Debt Collection Services in Spain: The Complete Market Guide
Debt Collection Services in Spain: What International Creditors Need to Know
The Spanish Market
Spain is the Eurozone's fourth-largest economy and a major trading partner for companies across Europe, the Americas, and the Middle East. When a Spanish company doesn't pay, the international creditor faces a specific set of challenges: a civil law system with its own procedural rules, court proceedings conducted in Castilian Spanish (or regional languages in Catalonia, the Basque Country, and Galicia), and a business culture where payment delays are normalised more than in Northern Europe.
Average payment terms in Spain: 60-90 days for commercial transactions, compared to 30-45 days in Germany or the UK. Late payment beyond agreed terms: an additional 15-20 days on average.

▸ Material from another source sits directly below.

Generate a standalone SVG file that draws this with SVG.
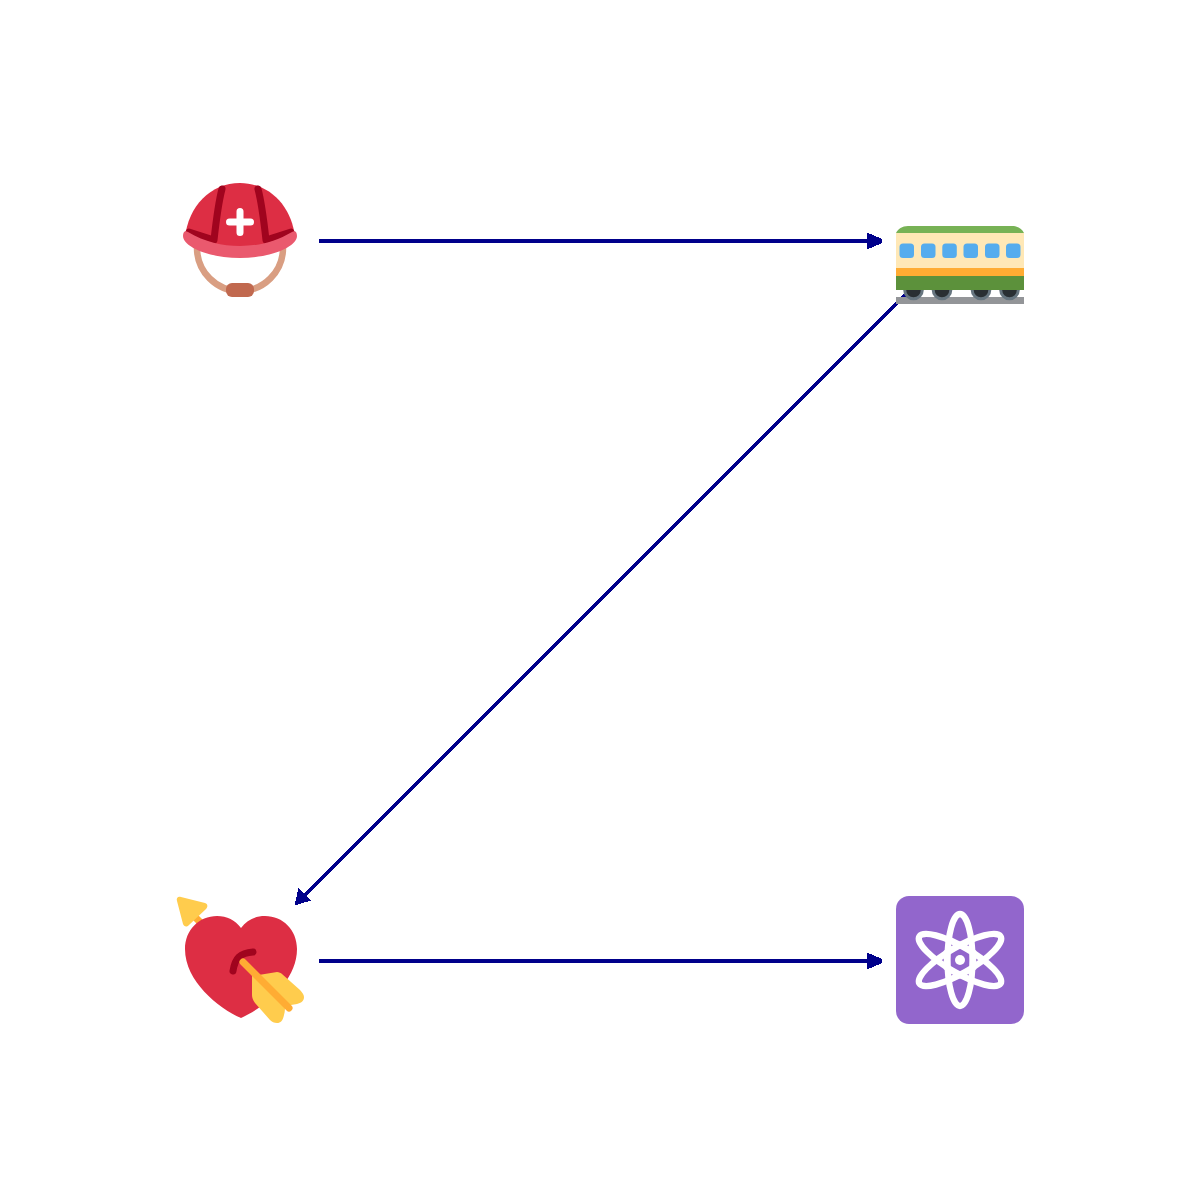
<svg xmlns="http://www.w3.org/2000/svg" width="1200" height="1200" viewBox="0 0 1200 1200">
<style>
.c{fill:none;stroke:#00008B;stroke-width:3.800;shape-rendering:crispEdges}
.a{fill:#00008B;shape-rendering:crispEdges}
.w{fill:none;stroke:#fff;stroke-width:6.300}
.d{fill:none;stroke:#A0041E;stroke-width:7;stroke-linecap:round;stroke-linejoin:round}
</style>
<rect width="1200" height="1200" fill="#fff"/>
<g id="connectors">
<path class="c" d="M319 241H870"/>
<path class="a" d="M882 239V243L867 249.500V232.500Z"/>
<path class="c" d="M906 294L304 896"/>
<path class="a" d="M294.500 905.500L298.500 888L311 900.500Z"/>
<path class="c" d="M319 961H870"/>
<path class="a" d="M882 959V963L867 969.500V952.500Z"/>
</g>
<g id="helmet">
<path d="M197 248A43 43 0 0 0 283 248" fill="none" stroke="#D99E82" stroke-width="6.500"/>
<rect x="226" y="283" width="28" height="14" rx="6" fill="#C1694F"/>
<path d="M185 238C188 206 211 183 240 183C269 183 292 206 295 238L240 250Z" fill="#DD2E44"/>
<path class="d" d="M222 189C218 204 216 222 214 240L189 232"/>
<path class="d" d="M258 189C262 204 264 222 266 240L291 232"/>
<path d="M183 236C183 232 185 230 188 232C205 242 222 246 240 246C258 246 275 242 292 232C295 230 297 232 297 236C297 247 270 258 240 258C210 258 183 247 183 236Z" fill="#EA596E"/>
<path d="M240 211.500V232.500M229.500 222H250.500" fill="none" stroke="#fff" stroke-width="7" stroke-linecap="round"/>
</g>
<g id="train">
<path d="M896 233C898 229 902 226 908 226H1012C1018 226 1022 229 1024 233Z" fill="#77B255"/>
<rect x="896" y="233" width="128" height="35" fill="#FFE8B6"/>
<g fill="#55ACEE">
<rect x="899.500" y="243.500" width="14.500" height="14.500" rx="3.500"/>
<rect x="921" y="243.500" width="14.500" height="14.500" rx="3.500"/>
<rect x="942.300" y="243.500" width="14.500" height="14.500" rx="3.500"/>
<rect x="963.500" y="243.500" width="14.500" height="14.500" rx="3.500"/>
<rect x="985" y="243.500" width="14.500" height="14.500" rx="3.500"/>
<rect x="1006" y="243.500" width="14.500" height="14.500" rx="3.500"/>
</g>
<rect x="896" y="268" width="128" height="8" fill="#FFAC33"/>
<rect x="896" y="297" width="128" height="7" fill="#939598"/>
<g fill="#292F33" stroke="#66757F" stroke-width="3">
<circle cx="913.500" cy="290" r="8.800"/>
<circle cx="942" cy="290" r="8.800"/>
<circle cx="981" cy="290" r="8.800"/>
<circle cx="1009.500" cy="290" r="8.800"/>
</g>
<rect x="896" y="276" width="128" height="14" fill="#5C913B"/>
</g>
<g id="heart">
<path d="M190 912L210 932" stroke="#FFAC33" stroke-width="7" fill="none"/>
<path d="M181 897L205 903C208 904 208 907 206 909L189 925C186 928 184 926 183 924L177 901C176 898 178 896 181 897Z" fill="#FFCC4D"/>
<path d="M241 928C235 920 227 916 217 916C199 916 185 930 185 949C185 981 218 1008 241 1018C264 1008 297 981 297 949C297 930 283 916 265 916C255 916 247 920 241 928Z" fill="#DD2E44"/>
<path d="M233 971C235 958 240 953 253 952" fill="none" stroke="#A0041E" stroke-width="7" stroke-linecap="round"/>
<path d="M252 976L277 972C279 972 281 973 282 974L300 990C302 992 304 995 304 997C304 1001 301 1003 297 1004C293 1005 289 1005 285 1005C285 1008 285 1012 284 1015C283 1020 281 1023 277 1023C274 1023 272 1022 270 1020L255 1003C253 1000 252 998 252 995Z" fill="#FFCC4D"/>
<path d="M243 962L289 1008" stroke="#FFAC33" stroke-width="7" stroke-linecap="round" fill="none"/>
</g>
<g id="atom">
<rect x="896" y="896" width="128" height="128" rx="13" fill="#9266CC"/>
<ellipse class="w" cx="960" cy="960" rx="12.500" ry="46"/>
<ellipse class="w" cx="960" cy="960" rx="13" ry="47" transform="rotate(60 960 960)"/>
<ellipse class="w" cx="960" cy="960" rx="13" ry="47" transform="rotate(-60 960 960)"/>
<path d="M960 944.500L973.500 952.300V967.700L960 975.500L946.500 967.700V952.300Z" fill="none" stroke="#fff" stroke-width="5.500"/>
<circle cx="960" cy="960" r="5" fill="#fff"/>
</g>
</svg>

This means a creditor expecting payment at 30 days may not see cash for 90-110 days — and that's before the invoice becomes "overdue" by Spanish standards.
Choosing a Spanish Collection Service
Local presence. An agency with offices or permanent agents in Spain produces better results than one operating remotely. Local agents speak the language, know the courts, and can visit the debtor's premises — a powerful escalation tool in Spanish business culture.
Legal capability. The agency must work with Spanish abogados (lawyers) who can file in the Juzgado de Primera Instancia, attend hearings, and execute enforcement orders. Court proceedings in Spain are conducted in Spanish — legal representation by a non-Spanish speaker isn't possible.
Procurador access. Spanish court procedure requires a procurador de los tribunales — a court representative separate from the abogado — for most proceedings. The agency's legal team must include or work with a procurador in the relevant jurisdiction.
The Recovery Process
Amicable phase (weeks 1-6): Burofax demand, phone contact, negotiation. Expected resolution: 50-60% of viable claims.
Monitorio phase (weeks 6-14): Court filing for undisputed claims up to €250,000. Expected resolution: additional 20-25% of remaining claims.
Litigation phase (months 4-18): Juicio ordinario for disputed or high-value claims. This is the slow path — but necessary for contested debts with viable debtors.
Enforcement phase: Bank account seizure, property liens, asset seizure through the Juzgado. Spanish enforcement can be slower than Northern European equivalents — persistence is required.
Cost Structure
Contingency fees: 15-25% for amicable collection. No recovery, no fee.
Legal costs: Court filing fees (proportional to claim value), procurador fees, and abogado fees. These should be disclosed and pre-approved before any filing. Total legal costs for a monitorio proceeding on a €50,000 claim: approximately €1,500-€3,000.
Spain's debt collection system is effective but procedurally specific. International creditors who work with locally-based, Spanish-speaking agencies with court access recover significantly more than those who rely on remote, generic collection efforts.